Niños
A estas alturas, las universidades deberían estar repletas de psicópatas rijosos y miserables. Según mis noticias, no es el caso. Lo cual parece demostrar, una vez más, que no hay quien tumbe a la especie humana. Una generación completa ha crecido con una dieta televisiva de polígrafos, tomates y demás flatulencias, sin que se adviertan los efectos de ese ensañamiento.
Hubo una edad de oro de los programas infantiles. Los chiripitifláuticos, La casa del reloj, Barrio Sésamo, Había una vez un circo o el extraordinario La bola de cristal (que marcó el paso a la madurez de esos espacios y atrajo a un amplio espectro de edades) fueron hitos del género. Luego llegó la basura para grandes y pequeños.
Un programa parece haber recuperado ahora el espíritu de aquella edad de oro. El hormiguero (Cuatro) es un gran producto para críos que soporta (muy bien, si nos atenemos a las audiencias) la mirada adulta. Los alardes anfetamínicos de Pablo Motos y de la cámara, la química recreativa y los inventos absurdos, las entrevistas fáciles y la abundancia de figurantes conforman un zoco amable y entretenido.

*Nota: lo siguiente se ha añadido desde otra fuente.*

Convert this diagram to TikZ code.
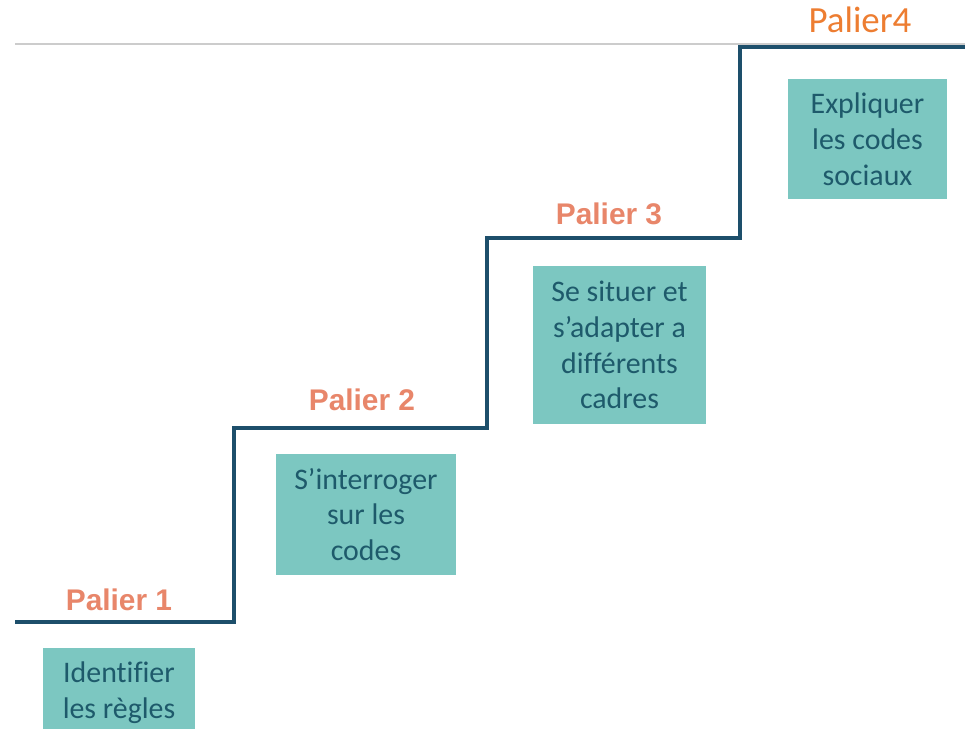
\documentclass[tikz,border=0pt]{standalone}
\usepackage{fontspec}
\setmainfont{Carlito}[Ligatures=NoCommon]
\newfontfamily\labelfont{Liberation Sans}
\usepackage{xcolor}
\usetikzlibrary{positioning,calc}
\definecolor{stairblue}{HTML}{1D4F6B}
\definecolor{palsalmon}{HTML}{E8866A}
\definecolor{palorange}{HTML}{ED7D31}
\definecolor{boxteal}{HTML}{7CC7C1}
\definecolor{boxtext}{HTML}{1E5A6B}

\begin{document}
\begin{tikzpicture}[
    x=0.02cm, y=-0.02cm,
    stepbox/.style={rectangle, fill=boxteal, text=boxtext, align=center, font=\fontsize{17}{20.4}\selectfont, inner sep=0pt},
    palier/.style={font=\labelfont\bfseries\fontsize{17}{20}\selectfont, text=palsalmon},
    stair/.style={line width=2.6pt, stairblue, line join=miter}
]
    \useasboundingbox (0,0) rectangle (965,728);
    \clip (0,0) rectangle (965,728);

    % Top rule
    \draw[black!20, line width=0.6pt] (15,44) -- (965,44);

    % Staircase
    \draw[stair] (15,622) -- (234,622) -- (234,428) -- (487,428) -- (487,238)
        -- (740,238) -- (740,47) -- (968,47);

    % Labels
    \node[palier] (p1) at (119,600) {Palier 1};
    \node[palier] (p2) at (362,400) {Palier 2};
    \node[palier] (p3) at (609,214) {Palier 3};
    \node[font=\fontsize{21}{24}\selectfont, text=palorange] (p4) at (860,20) {Palier4};

    % Boxes
    \node[stepbox, minimum width=152*0.02cm, minimum height=90*0.02cm] (b1) at (119,693) {Identifier\\les règles};
    \node[stepbox, minimum width=180*0.02cm, minimum height=121*0.02cm] (b2) at (366,514.5) {S’interroger\\sur les\\codes};
    \node[stepbox, minimum width=173*0.02cm, minimum height=158*0.02cm] (b3) at (619.5,345) {Se situer et\\s’adapter a\\différents\\cadres};
    \node[stepbox, minimum width=159*0.02cm, minimum height=120*0.02cm] (b4) at (867.5,139) {Expliquer\\les codes\\sociaux};
\end{tikzpicture}
\end{document}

Incluso la hora de emisión, en ese tramo indefinido que va desde el final del informativo hasta el programa supuestamente estelar, resulta apropiada para los críos: visto que entre escuela, música y deporte hemos conseguido que la jornada laboral de ciertos niños sea en España más larga y dura que en las fábricas asiáticas, las diez de la noche parece el mejor momento para El hormiguero.
A esa misma hora, en la que la mayoría de las cadenas programan la información meteorológica y dosis abrumadoras de publicidad, La Sexta emite El intermedio. Que no se parece en nada a El hormiguero, pero, con más política y más mordacidad (Wyoming no es Motos), funciona también estupendamente. Es una lástima que, entre tantas horas de vacuidad e infamia, justo durante la cena haya que pelearse por el mando a distancia.